6. “The Stolen Child,” The Waterboys. Clare has
passionate distaste for the word “fairies,” but she does love the bits of Yeats
she’s read in her late mother’s commonplace book. So she might like this lovely
setting of one those poems: “Come away, human child, to the water and the
wild.”
7. “Ending Song” by Keren Ann. “Sunny day—no
one’s here. In the morning rain, there’s no clouds, and I hear, ‘Follow me . .
. follow me . . .’” This is basically the story of someone experiencing a Strange—what
Clare’s mother called a fairy-making—so it would be right
up Clare’s alley.
8. “Starálfur,” by Sigur Rós — like most Sigur Rós
songs, this has a Strange energy that Clare can relate to. You know Iceland
must be littered with the makings of the Strange.
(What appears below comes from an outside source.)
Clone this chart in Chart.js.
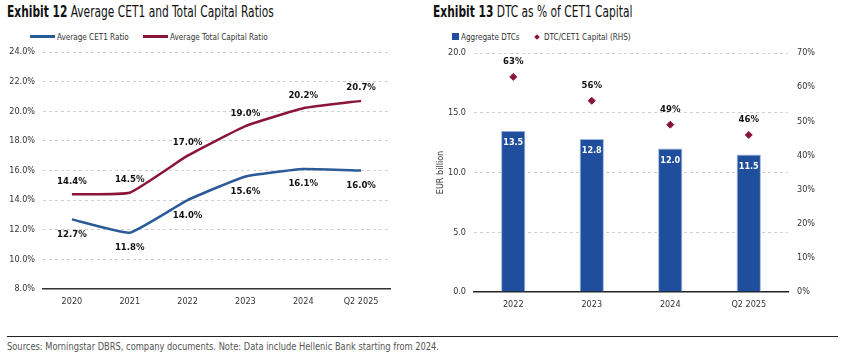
<!DOCTYPE html>
<html><head><meta charset="utf-8">
<script src="https://cdn.jsdelivr.net/npm/chart.js@4/dist/chart.umd.min.js"></script>
<style>
html,body{margin:0;padding:0;background:#fff;}
body{width:866px;height:355px;position:relative;overflow:hidden;font-family:"DejaVu Sans Condensed","Liberation Sans Narrow",sans-serif;color:#222;}
.sx{display:inline-block;transform-origin:left center;white-space:nowrap;}
.title{position:absolute;top:3px;font-size:15px;white-space:nowrap;color:#111;}
.title .sx{transform:scaleX(0.79);}
.title b{font-weight:bold;}
.legend{position:absolute;top:31px;font-size:9.5px;color:#333;white-space:nowrap;}
.legend .item{position:absolute;top:0;display:flex;align-items:center;}
.legend .sx{transform:scaleX(0.85);}
.sw-line{display:inline-block;width:25px;height:2.5px;margin-right:2px;}
.sw-sq{display:inline-block;width:7px;height:7px;margin-right:2px;background:#1f4e9c;}
.sw-dm{display:inline-block;width:4px;height:4px;margin:0 5px 0 2px;background:#8b1538;transform:rotate(45deg);}
canvas{position:absolute;}
#rule{position:absolute;left:7px;top:336px;width:831px;height:1px;background:#222;}
#src{position:absolute;left:7px;top:340px;font-size:10.5px;color:#555;white-space:nowrap;}
#src .sx{transform:scaleX(0.88);}
</style>
</head><body>
<div class="title" style="left:7px"><span class="sx"><b>Exhibit 12</b> Average CET1 and Total Capital Ratios</span></div>
<div class="title" style="left:433px"><span class="sx"><b>Exhibit 13</b> DTC as % of CET1 Capital</span></div>
<div class="legend" style="left:30px;width:400px">
  <span class="item" style="left:0"><span class="sw-line" style="background:#2a5a98"></span><span class="sx">Average CET1 Ratio</span></span>
  <span class="item" style="left:113px"><span class="sw-line" style="background:#8b1538"></span><span class="sx">Average Total Capital Ratio</span></span>
</div>
<div class="legend" style="left:452px;width:400px">
  <span class="item" style="left:0"><span class="sw-sq"></span><span class="sx">Aggregate DTCs</span></span>
  <span class="item" style="left:81px"><span class="sw-dm"></span><span class="sx">DTC/CET1 Capital (RHS)</span></span>
</div>
<canvas id="c1" width="430" height="300" style="left:0;top:25px;width:430px;height:300px"></canvas>
<canvas id="c2" width="436" height="300" style="left:430px;top:25px;width:436px;height:300px"></canvas>
<div id="rule"></div>
<div id="src"><span class="sx">Sources: Morningstar DBRS, company documents. Note: Data include Hellenic Bank starting from 2024.</span></div>
<script>
// ---- Data ----
const years1 = ["2020", "2021", "2022", "2023", "2024", "Q2 2025"];
const cet1Ratio = [12.7, 11.8, 14.0, 15.6, 16.1, 16.0];
const totalCapitalRatio = [14.4, 14.5, 17.0, 19.0, 20.2, 20.7];
const years2 = ["2022", "2023", "2024", "Q2 2025"];
const aggregateDTCs = [13.5, 12.8, 12.0, 11.5];
const dtcToCet1 = [63, 56, 49, 46];

const FONT = '"DejaVu Sans Condensed","Liberation Sans Narrow",sans-serif';
Chart.defaults.font.family = FONT;
Chart.defaults.color = '#333';

const labelPlugin = {
  id: 'valueLabels',
  afterDatasetsDraw(chart) {
    const ctx = chart.ctx;
    chart.data.datasets.forEach((ds, i) => {
      if (!ds.lbl) return;
      const meta = chart.getDatasetMeta(i);
      meta.data.forEach((el, j) => {
        const v = ds.data[j];
        const txt = ds.lbl.fmt(v);
        let y = el.y;
        if (ds.lbl.pos === 'above') y -= ds.lbl.off;
        else y += ds.lbl.off;
        ctx.save();
        ctx.font = 'bold ' + ds.lbl.size + 'px ' + FONT;
        ctx.fillStyle = ds.lbl.color;
        ctx.textAlign = 'center';
        ctx.textBaseline = 'middle';
        ctx.fillText(txt, el.x, y);
        ctx.restore();
      });
    });
  }
};

const tickFont = { size: 9 };

new Chart(document.getElementById('c1'), {
  type: 'line',
  data: {
    labels: years1,
    datasets: [
      { label: 'Average CET1 Ratio', data: cet1Ratio, borderColor: '#2a5a98', borderWidth: 2.5,
        pointRadius: 0, tension: 0.12, fill: false,
        lbl: { pos: 'below', off: 15, color: '#111', size: 9.5, fmt: v => v.toFixed(1) + '%' } },
      { label: 'Average Total Capital Ratio', data: totalCapitalRatio, borderColor: '#8b1538', borderWidth: 2.5,
        pointRadius: 0, tension: 0.12, fill: false,
        lbl: { pos: 'above', off: 13, color: '#111', size: 9.5, fmt: v => v.toFixed(1) + '%' } }
    ]
  },
  options: {
    responsive: false, animation: false, devicePixelRatio: 1,
    layout: { padding: { left: 0, right: 40, top: 27, bottom: 12 } },
    plugins: { legend: { display: false }, tooltip: { enabled: false } },
    scales: {
      x: { offset: true, grid: { display: false, drawTicks: false },
           border: { display: true, color: '#333', width: 1.5 },
           ticks: { padding: 7, font: tickFont, color: '#333', maxRotation: 0 },
           afterFit: s => { s.height = 24; } },
      y: { min: 8, max: 24,
           grid: { color: c => c.index === 0 ? 'rgba(0,0,0,0)' : '#cfcfcf', lineWidth: 1, drawTicks: false },
           border: { display: false, dash: [3, 3] },
           ticks: { stepSize: 2, padding: 8, font: tickFont, color: '#333', callback: v => v.toFixed(1) + '%' },
           afterFit: s => { s.width = 43; } }
    }
  },
  plugins: [labelPlugin]
});

new Chart(document.getElementById('c2'), {
  type: 'bar',
  data: {
    labels: years2,
    datasets: [
      { type: 'scatter', label: 'DTC/CET1 Capital (RHS)', data: dtcToCet1, yAxisID: 'y1',
        backgroundColor: '#8b1538', borderColor: '#8b1538', pointStyle: 'rectRot', pointRadius: 3.5, showLine: false,
        lbl: { pos: 'above', off: 15, color: '#111', size: 9.5, fmt: v => v + '%' } },
      { type: 'bar', label: 'Aggregate DTCs', data: aggregateDTCs, yAxisID: 'y',
        backgroundColor: '#1f4e9c', borderColor: '#9fb9e0', borderWidth: 1,
        categoryPercentage: 1, barPercentage: 0.31,
        lbl: { pos: 'inside', off: 12, color: '#fff', size: 9, fmt: v => v.toFixed(1) } }
    ]
  },
  options: {
    responsive: false, animation: false, devicePixelRatio: 1,
    layout: { padding: { left: 5, right: 38, top: 28, bottom: 9 } },
    plugins: { legend: { display: false }, tooltip: { enabled: false } },
    scales: {
      x: { type: 'category', offset: true, grid: { display: false, drawTicks: false },
           border: { display: true, color: '#222', width: 1.5 },
           ticks: { padding: 7, font: tickFont, color: '#333', maxRotation: 0 },
           afterFit: s => { s.height = 24; } },
      y: { position: 'left', min: 0, max: 20, border: { display: false, dash: [3, 3] },
           grid: { color: c => c.index === 0 ? 'rgba(0,0,0,0)' : '#cfcfcf', lineWidth: 1, drawTicks: false },
           title: { display: true, text: 'EUR billion', font: { size: 9 }, color: '#333', padding: 0 },
           ticks: { stepSize: 5, padding: 8, font: tickFont, color: '#333', callback: v => v.toFixed(1) },
           afterFit: s => { s.width = 39; } },
      y1: { position: 'right', min: 0, max: 70, border: { display: false },
           grid: { display: false, drawTicks: false },
           ticks: { stepSize: 10, padding: 9, font: tickFont, color: '#333', callback: v => v + '%' },
           afterFit: s => { s.width = 40; } }
    }
  },
  plugins: [labelPlugin]
});
</script>
</body></html>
9. “Laughter Lines,” Bastille. “I'll see you in the
future when we're older/And we are full of stories to be told . . .” I mean
Clare just has this one on repeat, sometimes, and you know who she’s thinking
of. So good.
10. “Sprout & the Bean,” Joanna Newsom: “Dreaming
seamless dreams of lead”—honestly this whole song is a bit of a Strange—could
Newsom be from Timeless? And she was only just out of her teens when she
recorded this album.
11. “The Body of an American,” The Pogues. Surely
Clare, poking around in closets, found one of her mother’s old Pogues CDs and
fell for it hard, like any sane person? This song’s a good one for Clare,
because it’s about an Irish American who returns home ( . . . to die, but let’s
leave that aside).
12. “I’m On My Way,” The Proclaimers. Clare knows
this not from Shrek—please—but from her Scottish father’s teenage copy
of the The Proclaimers’ second album, which has a place of honor in his CD
rack. Clare and her Dad sing this while they do the dishes, and if it makes him
sad, remembering his dead wife, Clare sings in her thickest, most awful
Scottish accent to cheer him up.
13. “Carrickfergus,” Van Morrison. Beautiful
rendition of an Irish folk song of loss and grief. Clare listens to it when she
needs to cry.
14. “You Were Cool,” The Mountain Goats. Clare
would like everyone to know she already liked The Mountain Goats before John
Green started talking about them. This song reminds her of someone she knew in
school in Texas. That is all.
15. “The Parting Glass,” The Clancy Brothers. An old
song but lovely, which her mother used to sing. Clare thought of this song when
she left Finn and his people to go off to meet her beast.
That cover is very pretty, yet it freaks me out a little. I can't wait to read it. Great review and playlist!